### PROBLEM DESCRIPTION:
Write the number of lines holding the word "this", and nothing else.

### DATASET:
──────

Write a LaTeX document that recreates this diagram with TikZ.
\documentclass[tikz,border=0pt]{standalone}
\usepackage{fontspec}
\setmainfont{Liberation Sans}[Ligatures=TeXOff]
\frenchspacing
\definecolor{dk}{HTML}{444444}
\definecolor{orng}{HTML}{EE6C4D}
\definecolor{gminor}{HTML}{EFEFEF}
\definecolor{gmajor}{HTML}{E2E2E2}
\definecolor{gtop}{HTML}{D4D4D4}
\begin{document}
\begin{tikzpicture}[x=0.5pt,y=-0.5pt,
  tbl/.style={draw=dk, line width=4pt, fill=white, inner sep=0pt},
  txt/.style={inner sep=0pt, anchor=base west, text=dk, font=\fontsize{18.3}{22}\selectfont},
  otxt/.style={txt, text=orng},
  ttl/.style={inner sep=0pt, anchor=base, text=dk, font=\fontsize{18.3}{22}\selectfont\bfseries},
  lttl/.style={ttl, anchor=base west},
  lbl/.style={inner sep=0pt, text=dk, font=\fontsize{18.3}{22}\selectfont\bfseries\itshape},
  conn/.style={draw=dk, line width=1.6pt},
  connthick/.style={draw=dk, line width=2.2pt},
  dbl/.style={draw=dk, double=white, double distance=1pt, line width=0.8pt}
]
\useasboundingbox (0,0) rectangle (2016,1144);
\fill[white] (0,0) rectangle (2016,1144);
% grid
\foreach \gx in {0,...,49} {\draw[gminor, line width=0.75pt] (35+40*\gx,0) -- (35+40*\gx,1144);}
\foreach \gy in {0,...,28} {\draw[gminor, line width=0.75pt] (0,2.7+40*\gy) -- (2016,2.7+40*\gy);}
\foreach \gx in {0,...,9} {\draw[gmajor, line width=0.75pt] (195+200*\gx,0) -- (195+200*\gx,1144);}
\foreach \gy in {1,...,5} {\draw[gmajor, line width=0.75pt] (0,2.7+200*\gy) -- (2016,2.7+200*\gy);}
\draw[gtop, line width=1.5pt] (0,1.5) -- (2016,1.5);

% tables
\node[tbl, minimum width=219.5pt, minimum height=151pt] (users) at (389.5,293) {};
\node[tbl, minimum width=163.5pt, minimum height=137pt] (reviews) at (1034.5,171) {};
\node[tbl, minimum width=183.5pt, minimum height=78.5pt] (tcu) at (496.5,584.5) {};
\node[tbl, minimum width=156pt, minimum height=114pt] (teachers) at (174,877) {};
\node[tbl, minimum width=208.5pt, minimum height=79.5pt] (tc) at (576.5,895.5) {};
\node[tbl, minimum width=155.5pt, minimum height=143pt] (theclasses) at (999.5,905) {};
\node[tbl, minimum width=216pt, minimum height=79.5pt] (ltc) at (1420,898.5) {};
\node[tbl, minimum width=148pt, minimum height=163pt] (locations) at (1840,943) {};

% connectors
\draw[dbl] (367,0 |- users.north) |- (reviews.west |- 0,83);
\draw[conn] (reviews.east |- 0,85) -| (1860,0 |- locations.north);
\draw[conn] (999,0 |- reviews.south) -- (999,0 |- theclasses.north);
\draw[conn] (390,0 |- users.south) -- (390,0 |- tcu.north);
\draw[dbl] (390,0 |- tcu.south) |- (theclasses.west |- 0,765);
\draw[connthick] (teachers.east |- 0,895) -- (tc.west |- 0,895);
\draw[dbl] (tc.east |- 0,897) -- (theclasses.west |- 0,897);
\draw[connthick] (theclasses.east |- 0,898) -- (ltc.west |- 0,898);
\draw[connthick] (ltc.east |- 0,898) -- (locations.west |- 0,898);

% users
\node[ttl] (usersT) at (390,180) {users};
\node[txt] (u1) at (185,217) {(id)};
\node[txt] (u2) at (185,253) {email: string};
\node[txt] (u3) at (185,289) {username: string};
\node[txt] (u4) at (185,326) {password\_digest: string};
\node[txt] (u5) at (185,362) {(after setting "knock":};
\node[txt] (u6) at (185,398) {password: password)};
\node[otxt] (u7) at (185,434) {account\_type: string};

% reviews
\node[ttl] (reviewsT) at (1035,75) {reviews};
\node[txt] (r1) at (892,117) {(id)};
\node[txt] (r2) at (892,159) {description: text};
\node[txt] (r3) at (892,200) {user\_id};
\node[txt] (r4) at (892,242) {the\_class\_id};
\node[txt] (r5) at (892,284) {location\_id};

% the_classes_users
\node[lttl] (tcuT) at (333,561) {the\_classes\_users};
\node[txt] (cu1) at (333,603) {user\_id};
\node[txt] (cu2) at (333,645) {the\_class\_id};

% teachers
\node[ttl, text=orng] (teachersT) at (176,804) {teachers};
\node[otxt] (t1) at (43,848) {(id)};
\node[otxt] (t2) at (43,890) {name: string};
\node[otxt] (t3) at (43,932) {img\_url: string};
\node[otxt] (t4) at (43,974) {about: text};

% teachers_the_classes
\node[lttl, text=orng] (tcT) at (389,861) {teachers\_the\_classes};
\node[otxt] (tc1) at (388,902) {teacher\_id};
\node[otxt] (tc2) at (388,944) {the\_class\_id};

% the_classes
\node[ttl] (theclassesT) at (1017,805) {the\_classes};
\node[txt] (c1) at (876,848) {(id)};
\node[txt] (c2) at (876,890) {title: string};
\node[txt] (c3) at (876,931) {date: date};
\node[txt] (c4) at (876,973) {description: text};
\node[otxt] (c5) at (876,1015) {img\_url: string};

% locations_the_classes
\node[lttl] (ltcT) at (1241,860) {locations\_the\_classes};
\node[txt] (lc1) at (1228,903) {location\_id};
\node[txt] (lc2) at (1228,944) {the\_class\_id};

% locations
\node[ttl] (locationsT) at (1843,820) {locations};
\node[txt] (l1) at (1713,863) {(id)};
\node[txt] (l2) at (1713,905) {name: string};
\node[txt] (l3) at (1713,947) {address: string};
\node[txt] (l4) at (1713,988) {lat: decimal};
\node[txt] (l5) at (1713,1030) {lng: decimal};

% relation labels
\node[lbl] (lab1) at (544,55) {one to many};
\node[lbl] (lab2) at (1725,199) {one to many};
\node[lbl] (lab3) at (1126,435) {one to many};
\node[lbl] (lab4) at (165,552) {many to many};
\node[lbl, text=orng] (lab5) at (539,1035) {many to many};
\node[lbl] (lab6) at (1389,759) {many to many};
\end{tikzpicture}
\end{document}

──────

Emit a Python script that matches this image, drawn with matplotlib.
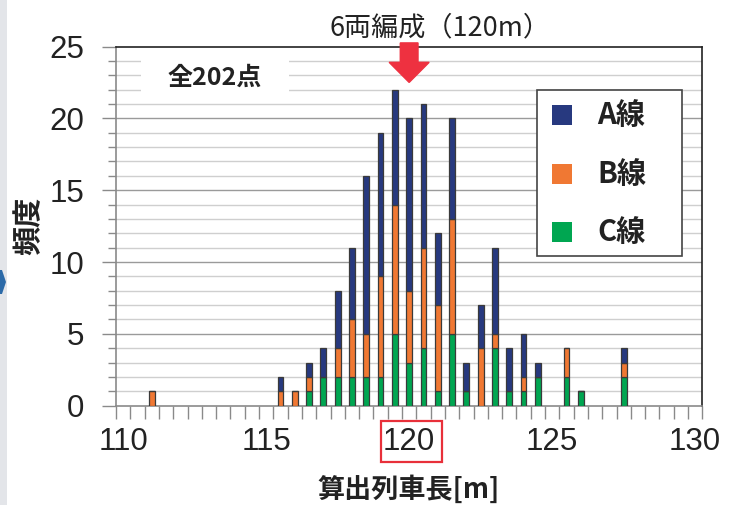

──────

### FINAL ANSWER:
2